The iPhone 15 models all feature USB-C ports on the bottom. It’s the design change that many iPhone users have been waiting for. The port doesn’t also bring faster charging speeds than previous iPhone generations. But iPhone 15 battery tests have shown that every model can offer all-day battery life, with the Plus taking the crown.
While many iPhone 15 owners might not worry about battery life, power users could always need extra charge during the day. And that’s where some of them might encounter a problem. It turns out the iPhone 15’s USB-C port can pose a problem for some power banks. Rather than the external battery pack charging the handset, the iPhone 15 might actually start charging the power bank instead.
Thanks to the USB-C port, any iPhone 15 model can recharge other gadgets at speeds of up to 4.5W. Apple initially advertised the Apple Watch and AirPods as devices that can benefit from the feature. But iPhone 15 models will also recharge Android phones, iPads, and other gadgets. Among them, Reddit users found that some power banks will not recharge the iPhone. Instead, it’s the other way around.
A Reddit user said they tried to use a new Anker battery to recharge the iPhone 15, but they found the iPhone began charging the power bank instead. MacRumors says other power banks might be similarly impacted.
One Anker customer heard from the company on a specific model, the PowerCore Slim 10K PD. Apparently, the only way to recharge the iPhone 15 from the battery is to use a USB-A to USB-C cable.
This isn’t great news. We’ve wanted Apple to switch to USB-C so we can use only USB-C to USB-C cables with all our gadgets. This predicament forces you to carry another cable or a dongle with certain power banks.
This is likely the result of what appears to be an oversight from Apple for the iPhone 15’s reverse charging feature, as we saw with real-life experiments.

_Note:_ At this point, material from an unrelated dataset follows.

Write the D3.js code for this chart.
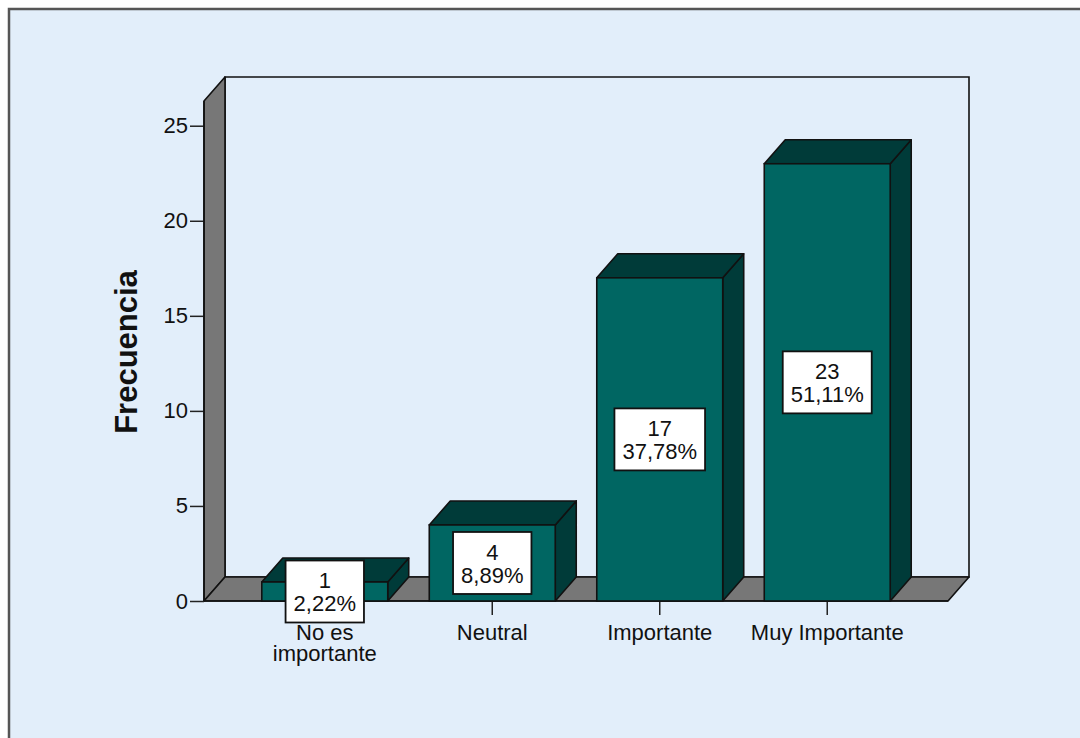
<!DOCTYPE html>
<html>
<head>
<meta charset="utf-8">
<script src="https://cdn.jsdelivr.net/npm/d3@7/dist/d3.min.js"></script>
<style>
  html, body { margin: 0; padding: 0; background: #ffffff; }
  svg { display: block; }
  text { font-family: Arial, "Liberation Sans", sans-serif; fill: #111; }
</style>
</head>
<body>
<svg id="chart" width="1080" height="738"></svg>
<script>
// Frequency of answers per category
const categories = ["No es importante", "Neutral", "Importante", "Muy Importante"];
const counts = [1, 4, 17, 23];
const xTickLabels = [["No es", "importante"], ["Neutral"], ["Importante"], ["Muy Importante"]];
const yTicks = [0, 5, 10, 15, 20, 25];
const yTitle = "Frecuencia";

const total = d3.sum(counts);
const pctFmt = v => d3.format(".2f")(v).replace(".", ",") + "%";

const svg = d3.select("#chart");
const W = 1080, H = 738;

// Colours
const bg = "#e2eefa";
const wallGray = "#777777";
const barFront = "#006662";
const barTop = "#003b39";
const barSide = "#003b39";
const edge = "#111111";

// Outer panel
svg.append("rect").attr("x", 9).attr("y", 9).attr("width", W + 40).attr("height", H + 40)
  .attr("fill", bg).attr("stroke", "#555").attr("stroke-width", 2.5);

// Plot geometry (front plane) and depth offset of the 3D walls/bars
const plot = { left: 204, right: 948, bottom: 601, top: 101 };
const depth = { dx: 21, dy: -24 };

const x = d3.scaleBand().domain(categories)
  .range([plot.left, plot.right]).paddingInner(0.248).paddingOuter(0.345);
const y = d3.scaleLinear().domain([0, 26.3]).range([plot.bottom, plot.top]);

const poly = pts => "M" + pts.map(p => p.join(",")).join("L") + "Z";

// Back wall
svg.append("path")
  .attr("d", poly([
    [plot.left + depth.dx, plot.bottom + depth.dy],
    [plot.left + depth.dx, plot.top + depth.dy],
    [plot.right + depth.dx, plot.top + depth.dy],
    [plot.right + depth.dx, plot.bottom + depth.dy]
  ]))
  .attr("fill", bg).attr("stroke", edge).attr("stroke-width", 1.6);

// Left side wall
svg.append("path")
  .attr("d", poly([
    [plot.left, plot.bottom], [plot.left, plot.top],
    [plot.left + depth.dx, plot.top + depth.dy],
    [plot.left + depth.dx, plot.bottom + depth.dy]
  ]))
  .attr("fill", wallGray).attr("stroke", edge).attr("stroke-width", 1.6).attr("stroke-linejoin", "round");

// Floor
svg.append("path")
  .attr("d", poly([
    [plot.left, plot.bottom], [plot.right, plot.bottom],
    [plot.right + depth.dx, plot.bottom + depth.dy],
    [plot.left + depth.dx, plot.bottom + depth.dy]
  ]))
  .attr("fill", wallGray).attr("stroke", edge).attr("stroke-width", 1.6).attr("stroke-linejoin", "round");

// Y axis
const yAxis = d3.axisLeft(y).tickValues(yTicks).tickSize(14).tickPadding(2).tickFormat(d3.format("d"));
const gy = svg.append("g").attr("transform", `translate(${plot.left},0)`).call(yAxis);
gy.select(".domain").remove();
gy.selectAll(".tick line").attr("stroke", "#222").attr("stroke-width", 1.5);
gy.selectAll(".tick text").attr("font-size", 22).attr("fill", "#222")
  .style("font-family", "Arial, 'Liberation Sans', sans-serif");

// X axis
const xAxis = d3.axisBottom(x).tickSize(14).tickPadding(0).tickFormat("");
const gx = svg.append("g").attr("transform", `translate(0,${plot.bottom})`).call(xAxis);
gx.select(".domain").remove();
gx.selectAll(".tick line").attr("stroke", "#222").attr("stroke-width", 1.5);
gx.selectAll(".tick").each(function (d, i) {
  const t = d3.select(this).append("text")
    .attr("text-anchor", "middle").attr("font-size", 22).attr("fill", "#222")
    .style("font-family", "Arial, 'Liberation Sans', sans-serif");
  xTickLabels[i].forEach((line, k) => {
    t.append("tspan").attr("x", 0).attr("y", 39 + k * 21).text(line);
  });
});

// Front axis edges
svg.append("line").attr("x1", plot.left).attr("x2", plot.right)
  .attr("y1", plot.bottom).attr("y2", plot.bottom).attr("stroke", edge).attr("stroke-width", 1.6);
svg.append("line").attr("x1", plot.left).attr("x2", plot.left)
  .attr("y1", plot.bottom).attr("y2", plot.top).attr("stroke", edge).attr("stroke-width", 1.6);

// Bars
const bars = svg.append("g");
categories.forEach((c, i) => {
  const x0 = x(c), x1 = x(c) + x.bandwidth();
  const yt = y(counts[i]), yb = y(0);
  const g = bars.append("g");
  g.append("path").attr("d", poly([
    [x1, yb], [x1, yt], [x1 + depth.dx, yt + depth.dy], [x1 + depth.dx, yb + depth.dy]
  ])).attr("fill", barSide).attr("stroke", edge).attr("stroke-width", 1.6).attr("stroke-linejoin", "round");
  g.append("path").attr("d", poly([
    [x0, yt], [x1, yt], [x1 + depth.dx, yt + depth.dy], [x0 + depth.dx, yt + depth.dy]
  ])).attr("fill", barTop).attr("stroke", edge).attr("stroke-width", 1.6).attr("stroke-linejoin", "round");
  g.append("rect").attr("x", x0).attr("y", yt).attr("width", x1 - x0).attr("height", yb - yt)
    .attr("fill", barFront).attr("stroke", edge).attr("stroke-width", 1.6);
});

// Value labels (count and percentage) centred on each bar
const labels = svg.append("g");
categories.forEach((c, i) => {
  const cx = x(c) + x.bandwidth() / 2;
  const cy = y(counts[i] / 2);
  const g = labels.append("g").attr("transform", `translate(${cx},${cy})`);
  const box = g.append("rect").attr("fill", "#ffffff").attr("stroke", edge).attr("stroke-width", 1.8);
  const t = g.append("text").attr("text-anchor", "middle").attr("font-size", 22).attr("fill", "#111");
  const l1 = t.append("tspan").attr("x", 0).attr("y", -3).text(counts[i]);
  const l2 = t.append("tspan").attr("x", 0).attr("y", 20).text(pctFmt(counts[i] / total * 100));
  const w = Math.max(l1.node().getComputedTextLength(), l2.node().getComputedTextLength()) + 16;
  box.attr("x", -w / 2).attr("y", -31).attr("width", w).attr("height", 62);
});

// Y axis title
svg.append("text")
  .attr("transform", "translate(137,352) rotate(-90)")
  .attr("text-anchor", "middle").attr("font-size", 31).attr("font-weight", "bold").attr("fill", "#111")
  .text(yTitle);
</script>
</body>
</html>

There’s no menu in the Settings app to manage the feature. When connecting an iPhone 15 to a Pixel, testers found that either device could recharge the other, and it all seemed random. The same happened with an iPhone 15 to iPad connection.
What Apple could do to fix this unexpected issue is let the user decide when to use the iPhone 15 to recharge other devices. Maybe a notification or prompt on the screen would inform the user that the iPhone 15 can recharge an external device. In such a case, the user could easily block reverse charging and have the iPhone recharged instead.